Saturday, May 10, 2008

Chickened out

I needed to take my kids to the doctor last week and while we were sitting in the waiting room, a good looking young guy walked in to pick up a referral. He made me sit up and take notice because he looked just like my idea of one of the heroes in the book I've just finished revising and re-writing. It's very rare that I come across people who are dead-ringers for my characters. For anybody who has seen my "Quenarden" covers, my hubby and I actually went to one of the local schools to snap photos of any young teens who might be interested in being on a cover. Although the people we ended up asking looked close to the characters I had in mind, they weren't carbon copies like this fellow.

The young man I saw looked like a character named Piers from my new one, "The Risky Way Home." He was tall and slim with dark, shaggy curls and in his early twenties. As he breezed out with his referral I considered getting up and chasing him down the road to ask, "Excuse me, would you like to be on the cover of a book?" But I chickened out. I just couldn't bring myself to do it. And I could imagine the embarrassment my kids, especially my oldest son, would display if I did such a thing. Yet I couldn't help wondering if I'd let a serendipitous opportunity slip by.

My daughter asked later, "What do you think he would've said?" and I told her, "I honestly don't know. It's not the sort of situation people find themselves in often, if ever." He'd possibly would have been flattered but I couldn't do it. I'm the girl who came second to bottom on the extroversion-intraversion test we all had to do in Psychology at Uni (meaning I was way down on the introversion side). If my husband had been with us I might've asked him to do it. I clearly remember an occasion when I'd just met Andrew and we were having a country walk together. There was an artist set up with his easel along the side of the road. I'd have normally just smiled hello and walked on, but Andrew insisted that we go over to see what he was painting. Even though this was about 17 years ago, I remember how Andrew told the guy, "I always thought I'd like to be an artist," to which the man replied, "Oh, you like to starve, do you?" But I wished I had the courage to approach interesting strangers with such ease and lack of restraint.

In this particular incident, the only thing that makes me not too disappointed is that this time, our intention is to veer away from people in the pictures and do something different anyway, which I won't say much about because when we have something to show, I'll show it instead. But if this young guy had been asked and agreed, I might've considered changing my mind.


  1. I sometimes wonder what I miss out on because I was too chicken to ask.
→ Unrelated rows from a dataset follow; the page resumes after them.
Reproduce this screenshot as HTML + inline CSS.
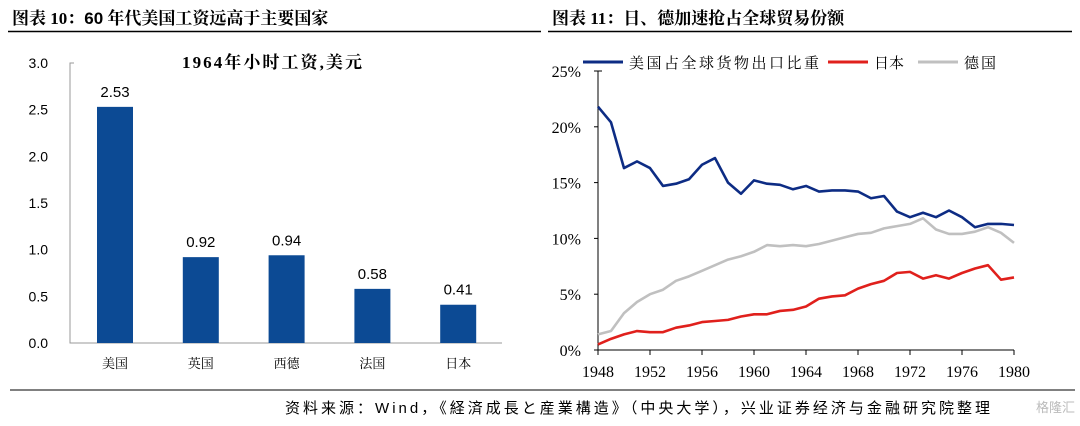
<!DOCTYPE html>
<html><head><meta charset="utf-8">
<style>
body{margin:0;background:#fff;width:1080px;height:421px;overflow:hidden;}
svg text{font-family:"Liberation Serif","Noto Serif CJK SC",serif;}
.sans{font-family:"Liberation Sans","Noto Sans CJK SC",sans-serif !important;}
</style></head>
<body>
<svg id="svg" width="1080" height="421" xmlns="http://www.w3.org/2000/svg">
<text x="12" y="24" font-size="17" font-weight="bold" fill="#000">图表 10：<tspan class="sans">60</tspan> 年代美国工资远高于主要国家</text>
<line x1="8" y1="31.5" x2="541" y2="31.5" stroke="#000" stroke-width="1.5"/>
<text x="552" y="24" font-size="17" font-weight="bold" fill="#000">图表 11：日、德加速抢占全球贸易份额</text>
<line x1="548" y1="31.5" x2="1072" y2="31.5" stroke="#000" stroke-width="1.5"/>
<text x="272" y="68" font-size="17" font-weight="bold" text-anchor="middle" textLength="180">1964年小时工资,美元</text>
<g id="left"></g>
<g id="right"></g>
<line x1="10" y1="390" x2="1075" y2="390" stroke="#000" stroke-width="1"/>
<text x="285" y="413" font-size="15" class="sans" fill="#000" textLength="705" lengthAdjust="spacing">资料来源：Wind，《経済成長と産業構造》（中央大学），兴业证券经济与金融研究院整理</text>
<text x="1075" y="412" font-size="13" text-anchor="end" class="sans" fill="#bbb">格隆汇</text>
</svg>
<script>
const NS="http://www.w3.org/2000/svg";
function mk(p,t,a){const e=document.createElementNS(NS,t);for(const k in a)e.setAttribute(k,a[k]);p.appendChild(e);return e;}
// Left bar chart data
const barCats=["美国","英国","西德","法国","日本"];
const barVals=[2.53,0.92,0.94,0.58,0.41];
const barTicks=[0,0.5,1.0,1.5,2.0,2.5,3.0];
// Right line chart data
const years=[];for(let y=1948;y<=1980;y++)years.push(y);
const usShare=[21.8,20.4,16.3,16.9,16.3,14.7,14.9,15.3,16.6,17.2,15.0,14.0,15.2,14.9,14.8,14.4,14.7,14.2,14.3,14.3,14.2,13.6,13.8,12.4,11.9,12.3,11.9,12.5,11.9,11.0,11.3,11.3,11.2];
const jpShare=[0.5,1.0,1.4,1.7,1.6,1.6,2.0,2.2,2.5,2.6,2.7,3.0,3.2,3.2,3.5,3.6,3.9,4.6,4.8,4.9,5.5,5.9,6.2,6.9,7.0,6.4,6.7,6.4,6.9,7.3,7.6,6.3,6.5];
const deShare=[1.4,1.7,3.3,4.3,5.0,5.4,6.2,6.6,7.1,7.6,8.1,8.4,8.8,9.4,9.3,9.4,9.3,9.5,9.8,10.1,10.4,10.5,10.9,11.1,11.3,11.8,10.8,10.4,10.4,10.6,11.0,10.5,9.6];
const yTicksR=[0,5,10,15,20,25];
const xTicksR=[1948,1952,1956,1960,1964,1968,1972,1976,1980];

// left
const L=document.getElementById('left');
const ly=v=>343-v/3.0*280;
const lx=i=>115+i*85.8;
let ax=mk(L,'polyline',{points:`74,${ly(3)} 70,${ly(3)} 70,343 502,343`,fill:'none',stroke:'#999','stroke-width':1});

barTicks.forEach(t=>{const e=mk(L,'text',{x:48,y:ly(t)+5,'font-size':14,'text-anchor':'end',class:'sans'});e.textContent=t.toFixed(1);
});
barVals.forEach((v,i)=>{const r=mk(L,'rect',{x:lx(i)-18,y:ly(v),width:36,height:343-ly(v),fill:'#0c4a94'});

const t=mk(L,'text',{x:lx(i),y:ly(v)-10,'font-size':15,'text-anchor':'middle',class:'sans'});t.textContent=v.toFixed(2);

const c=mk(L,'text',{x:lx(i),y:368,'font-size':13,'text-anchor':'middle'});c.textContent=barCats[i];
});

// right
const R=document.getElementById('right');
const rx=y=>598+(y-1948)*13;
const ry=v=>350-v*11.16;
let ax2=mk(R,'polyline',{points:`602,${ry(25)} 598,${ry(25)} 598,350 ${rx(1980)},350`,fill:'none',stroke:'#000','stroke-width':1});

yTicksR.forEach(t=>{const l=mk(R,'line',{x1:594,x2:598,y1:ry(t),y2:ry(t),stroke:'#000'});
const e=mk(R,'text',{x:581,y:ry(t)+6,'font-size':16,'text-anchor':'end'});e.textContent=t+'%';
});
xTicksR.forEach(t=>{const l=mk(R,'line',{x1:rx(t),x2:rx(t),y1:350,y2:355,stroke:'#000'});
const e=mk(R,'text',{x:rx(t),y:377,'font-size':16,'text-anchor':'middle'});e.textContent=t;
});
[[deShare,'#c0c0c0','germany-line'],[jpShare,'#e0201c','japan-line'],[usShare,'#0d2c84','us-line']].forEach(([d,c,n])=>{
const p=mk(R,'polyline',{points:d.map((v,i)=>rx(years[i])+','+ry(v)).join(' '),fill:'none',stroke:c,'stroke-width':2.6,'stroke-linejoin':'round'});
});
// legend
[[583,'#0d2c84','美国占全球货物出口比重','legend-us',190],[828,'#e0201c','日本','legend-japan',30],[918,'#c0c0c0','德国','legend-germany',32]].forEach(([x,c,t,n,w])=>{
const g=mk(R,'g',{});
mk(g,'line',{x1:x,x2:x+40,y1:62,y2:62,stroke:c,'stroke-width':3});
const e=mk(g,'text',{x:x+46,y:68,'font-size':15,textLength:w,lengthAdjust:'spacing'});e.textContent=t;});
</script>
</body></html>
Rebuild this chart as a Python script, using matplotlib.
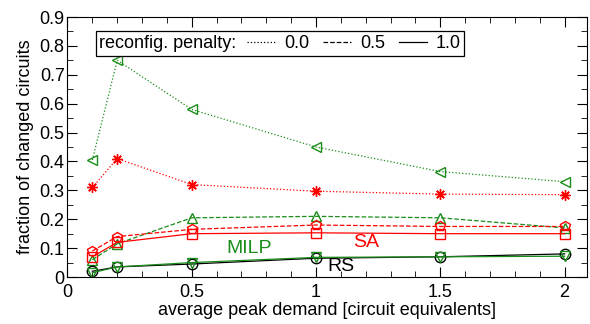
import matplotlib
matplotlib.use("Agg")
import matplotlib.pyplot as plt
from matplotlib.lines import Line2D
from matplotlib.offsetbox import HPacker

plt.rcParams['font.family'] = ['Liberation Sans', 'DejaVu Sans']
plt.rcParams['font.size'] = 13

demand = [0.1, 0.2, 0.5, 1.0, 1.5, 2.0]

milp_00 = [0.405, 0.75, 0.58, 0.45, 0.365, 0.33]
sa_00 = [0.31, 0.41, 0.32, 0.297, 0.287, 0.285]
milp_05 = [0.06, 0.115, 0.205, 0.21, 0.205, 0.17]
sa_05 = [0.09, 0.14, 0.165, 0.18, 0.175, 0.175]
sa_10 = [0.07, 0.12, 0.15, 0.153, 0.15, 0.15]
milp_10 = [0.015, 0.035, 0.05, 0.068, 0.07, 0.072]
rs_10 = [0.02, 0.035, 0.045, 0.065, 0.07, 0.08]

penalties = ['0.0', '0.5', '1.0']
green = '#1a8c1a'
red = '#ff0000'

fig = plt.figure(figsize=(5.9, 3.24), dpi=100)
ax = fig.add_axes([0.1144, 0.145, 0.8805, 0.8025])

mk = dict(markersize=7.5, markerfacecolor='none', linewidth=0.9)
ax.plot(demand, milp_00, ls=':', color=green, marker='<', markeredgecolor=green, **mk)
ax.plot(demand, sa_00, ls=':', color=red, marker=(8, 2, 0), markeredgecolor=red, **mk)
ax.plot(demand, milp_05, ls='--', color=green, marker='^', markeredgecolor=green, **mk)
ax.plot(demand, sa_05, ls='--', color=red, marker='p', markeredgecolor=red, **mk)
ax.plot(demand, sa_10, ls='-', color=red, marker='s', markeredgecolor=red, **mk)
ax.plot(demand, rs_10, ls='-', color='black', marker='o', markeredgecolor='black', **mk)
ax.plot(demand, milp_10, ls='-', color=green, marker='v', markeredgecolor=green, **mk)

ax.text(0.73, 0.10, 'MILP', color=green, ha='center', va='center', fontsize=14)
ax.text(1.2, 0.12, 'SA', color=red, ha='center', va='center', fontsize=14)
ax.text(1.1, 0.035, 'RS', color='black', ha='center', va='center', fontsize=14)

ax.set_xlim(0, 2.09)
ax.set_ylim(0, 0.9)
ax.set_xticks([0, 0.5, 1, 1.5, 2])
ax.set_xticklabels(['0', '0.5', '1', '1.5', '2'])
ax.set_yticks([i / 10 for i in range(10)])
ax.set_yticklabels(['0'] + ['%.1f' % (i / 10) for i in range(1, 10)])
ax.set_xticks([i / 10 for i in range(21)], minor=True)
ax.set_yticks([i / 20 for i in range(19)], minor=True)
ax.tick_params(which='both', direction='in', top=True, right=True)
ax.tick_params(axis='y', pad=2)
ax.tick_params(axis='x', pad=5)
ax.tick_params(which='major', length=7)
ax.tick_params(which='minor', length=4)
ax.set_xlabel('average peak demand [circuit equivalents]', labelpad=1)
ax.set_ylabel('fraction of changed circuits', labelpad=4)

handles = [Line2D([], [], color='black', ls=s, lw=0.9) for s in [':', '--', '-']]
leg = ax.legend(handles, penalties, ncol=3, loc='upper left', bbox_to_anchor=(0.054, 0.945),
                title='reconfig. penalty:', title_fontsize=13, fancybox=False,
                edgecolor='black', framealpha=1, handlelength=1.55, handletextpad=0.5,
                columnspacing=0.75, borderpad=0.2, borderaxespad=0)
leg.get_frame().set_linewidth(0.9)
old = leg._legend_box
new = HPacker(pad=old.pad, sep=8, align='center', children=old.get_children())
new.set_figure(fig)
new.axes = ax
new.set_offset(leg._findoffset)
leg._legend_box = new

fig.savefig('out.png', dpi=100)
    I don't think I would have done it either, but he may have been flattered and said yes. You never know with teenage boys.

  2. Oh Paula, I wish you had asked him. (Of course I never could have done such a thing either!)

  3. I understand how you feel. There have been times I've come across people with interesting faces and I've wanted to sketch them or at least take a picture, but I always get shy.

    Someday I'll have to do that. For both of us!

    Peace and Laughter,
    Happy Mothers' Day from the States!

  4. Hey, Happy Mother's Day from Oregon!

    Cristina gave me that idea!

    Oh, I have to say that I would have been bold enough to ask him - I'm like that sometimes, much to the chagrin of my husband and kids. On the other hand, I'm not so bold when I'm alone - I'd hate to give a young man in his 20's the wrong idea (hmmm ... on the other hand - JUST KIDDING!)

    Really, Todd (who will probably read this comment) I'm just kidding!

    Perhaps your hesitation had something to do with being at a doctor's office - it's not a social place where it would have been easy to talk to a stranger. I'll bet it was really strange to see someone in real life who looked so much like someone you imagined! Your characters probably become very real to you, since you created them. Very interesting!

    I hope you have a Happy Mother's Day. Wait, do you celebrate Mother's Day in Australia? And it's already Sunday there so ... I hope you HAD a great Mother's Day, if you do, in fact, honor mothers on this day.

    Got all that?

    Your friend,
    Kate (who is so confused!)

  5. O.k., I just read Cate's blog at "Moments of Whimsy", and she is having a great Mother's Day. She used to live in Australia (but now lives in NZ) which confirms that you do celebrate Mother's Day.

    Paula, you might think you are chicken but I KNOW I'm a dork!

    I hope you are currently having a great Mother's Day!

    Your not-so-confused friend,
    Kate (who probably should be sleeping instead of blogging!)

  6. I totally wouldn't have been able to do it! Not in a million years. At least when you went to the school, they were expecting that sort of thing.

    Hope you had a good mother's day!